The amalgamated municipality of Trinity Bay North incorporated in 2005 and started to get overcharged on water usage in 2006, according to Municipal Affairs minister Steve Kent.
He recently spoke with The Telegram about an error in accounting, to be corrected by the provincial government this year. It involves over $600,000 in total charges to three parties — the town and two companies that once operated processing plants in the area.
The charges are related to use of one of the province’s few remaining industrial water systems. The systems were created more than half a century ago to support fish plants around the province and often extended to service area residents.

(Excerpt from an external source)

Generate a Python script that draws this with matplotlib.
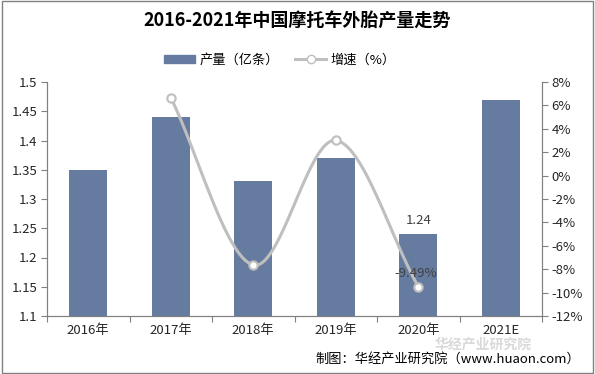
import numpy as np
import matplotlib.pyplot as plt
from matplotlib.patches import Rectangle, Patch
from matplotlib.lines import Line2D

plt.rcParams['font.family'] = ['Noto Sans CJK SC', 'DejaVu Sans']

years = ['2016年', '2017年', '2018年', '2019年', '2020年', '2021E']
output = [1.35, 1.44, 1.33, 1.37, 1.24, 1.47]
growth_years = [1, 2, 3, 4]
growth = [6.67, -7.64, 3.01, -9.49]


def smooth(xs, ys, n=40):
    # catmull-rom style smoothing, similar to excel smooth line
    xs = np.asarray(xs, float)
    ys = np.asarray(ys, float)
    px = np.concatenate([[2 * xs[0] - xs[1]], xs, [2 * xs[-1] - xs[-2]]])
    py = np.concatenate([[2 * ys[0] - ys[1]], ys, [2 * ys[-1] - ys[-2]]])
    ox, oy = [], []
    for i in range(1, len(px) - 2):
        t = np.linspace(0, 1, n)
        for p, o in ((px, ox), (py, oy)):
            p0, p1, p2, p3 = p[i - 1], p[i], p[i + 1], p[i + 2]
            o.extend(0.5 * (2 * p1 + (-p0 + p2) * t + (2 * p0 - 5 * p1 + 4 * p2 - p3) * t ** 2
                            + (-p0 + 3 * p1 - 3 * p2 + p3) * t ** 3))
    return np.array(ox), np.array(oy)


fig = plt.figure(figsize=(5.95, 3.74), dpi=100)
fig.patches.append(Rectangle((0.003, 0.003), 0.994, 0.994, transform=fig.transFigure,
                             fill=False, edgecolor='#808080', linewidth=1))
ax = fig.add_axes([47 / 595, 1 - 316 / 374, 495 / 595, 234 / 374])
ax2 = ax.twinx()

x = np.arange(len(years))
bar_color = '#667BA0'
ax.bar(x, output, width=0.46, color=bar_color, zorder=2)
ax.set_ylim(1.1, 1.5)
ax.set_yticks(np.arange(1.1, 1.501, 0.05))
ax.set_yticklabels(['1.1', '1.15', '1.2', '1.25', '1.3', '1.35', '1.4', '1.45', '1.5'])
ax.set_xlim(-0.5, len(years) - 0.5)
ax.set_xticks(np.arange(-0.5, len(years), 1))
ax.set_xticklabels([])
ax.set_xticks(x, minor=True)
ax.set_xticklabels(years, minor=True)
ax.tick_params(axis='x', which='minor', length=0, pad=6, labelsize=9.5, labelcolor='#262626')
ax.tick_params(axis='x', which='major', length=4, color='#808080')
ax.tick_params(axis='y', length=4, color='#808080', labelsize=9.5, pad=3, labelcolor='#262626')
ax.spines['top'].set_visible(False)
ax2.spines['top'].set_visible(False)
for sp in ['left', 'bottom', 'right']:
    ax.spines[sp].set_color('#808080')
    ax2.spines[sp].set_color('#808080')

sx, sy = smooth(growth_years, growth)
ax2.plot(sx, sy, color='#BFBFBF', linewidth=2.2, zorder=3)
ax2.plot(growth_years, growth, linestyle='none', marker='o', markersize=6,
         markerfacecolor='white', markeredgecolor='#BFBFBF', markeredgewidth=1.5, zorder=4)
ax2.set_ylim(-12, 8)
ax2.set_yticks(np.arange(-12, 8.1, 2))
ax2.set_yticklabels([f'{v}%' for v in range(-12, 9, 2)])
ax2.tick_params(axis='y', length=4, color='#808080', labelsize=9.5, pad=3, labelcolor='#262626')

ax.text(4, output[4] + 0.012, f'{output[4]:.2f}', ha='center', va='bottom', fontsize=9.5, color='#404040')
ax2.text(growth_years[-1] - 0.03, growth[-1] + 0.6, f'{growth[-1]:.2f}%', ha='center', va='bottom',
         fontsize=9.5, color='#404040', zorder=5)

fig.text(0.5, 1 - 20 / 374, '2016-2021年中国摩托车外胎产量走势', ha='center', va='center',
         fontsize=13, fontweight='bold', color='#000000')

# legend
handles = [Patch(color=bar_color, label='产量（亿条）'),
           Line2D([0], [0], color='#BFBFBF', linewidth=2.2, marker='o', markersize=6,
                  markerfacecolor='white', markeredgecolor='#BFBFBF', label='增速（%）')]
fig.legend(handles=handles, loc='center', bbox_to_anchor=(0.47, 1 - 60 / 374), ncol=2,
           frameon=False, fontsize=9.5, handlelength=2.4, handleheight=0.6,
           columnspacing=1.2, handletextpad=0.3)

fig.text(0.73, 1 - 345 / 374, '华经产业研究院', ha='left', va='center', fontsize=10,
         fontweight='bold', color='#D9D9D9', zorder=0)
fig.text(0.975, 1 - 359 / 374, '制图：华经产业研究院（www.huaon.com）', ha='right', va='center',
         fontsize=9.5, color='#000000')

fig.savefig('out.png', dpi=100)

Numbering about 35 at peak and divested over time, only six industrial water systems remain under the purview of the provincial government today, he said, with one of those servicing Trinity Bay North.
The system was installed in 1957 in Port Union, according to a 2005 study on shared services in the new municipality — including Catalina, Little Catalina, Melrose and Port Union. As with other industrial water systems, the Trinity Bay North system operates under a user-pays principle.
And yet users have paid more than necessary since 2006, leading to a March 6, 2014 provincial government decision to pay up and settle accounts.
“The industrial water system rate, which is the same rate charged to all users, has increased a number of times over the years and in 2006 the rate for the six operational systems was established at $1.46 per thousand gallons (of water usage), so here’s where the issue arose,” Kent said, when asked about the decision, an order in council available online.
“The Port Union system, which is one of the six that were operational in ’06, is the only system whose revenues exceeded its operational cost.”
As a result, the users took issue with what they were being charged, starting a back and forth with the province.
“We were overcharging them,” Kent said.
“We’re pretty confident in the numbers, but when the discrepancy was discovered in the Port Union system we obviously wanted to make it right.”
The provincial cabinet has approved a settlement up to $380,582 for the town. Two companies are also approved for settlements: Ocean Choice International (OCI), which operated the shrimp plant in Port Union, and Atlantic Marine Products, tied to the Barry Group and once operating the Catalina seal tannery.
Ocean Choice International can recover $220,096, with up to $5,453 being paid to Atlantic Marine Products.
In 2011, the OCI shrimp plant closed for good after a year’s idling, while the seal tannery was last operated under NuTan Furs and closed in March 2012, once the Barry Group decided not to purchase pelts for processing.
“We’ve been working for some time to try and resolve the (water fee) issue,” Kent said, making a special note in the case of OCI.
“The resolution is not eliminating the arrears that are owed to the government by OCI. What it’s doing is reducing it to reflect the fact they were being charged amount in excess of the cost to government to operate the Port Union system,” he said.
Trinity Bay North mayor Don Burt was contacted for this story, acknowledging a resolution to the water fees was near. He declined further comment for now.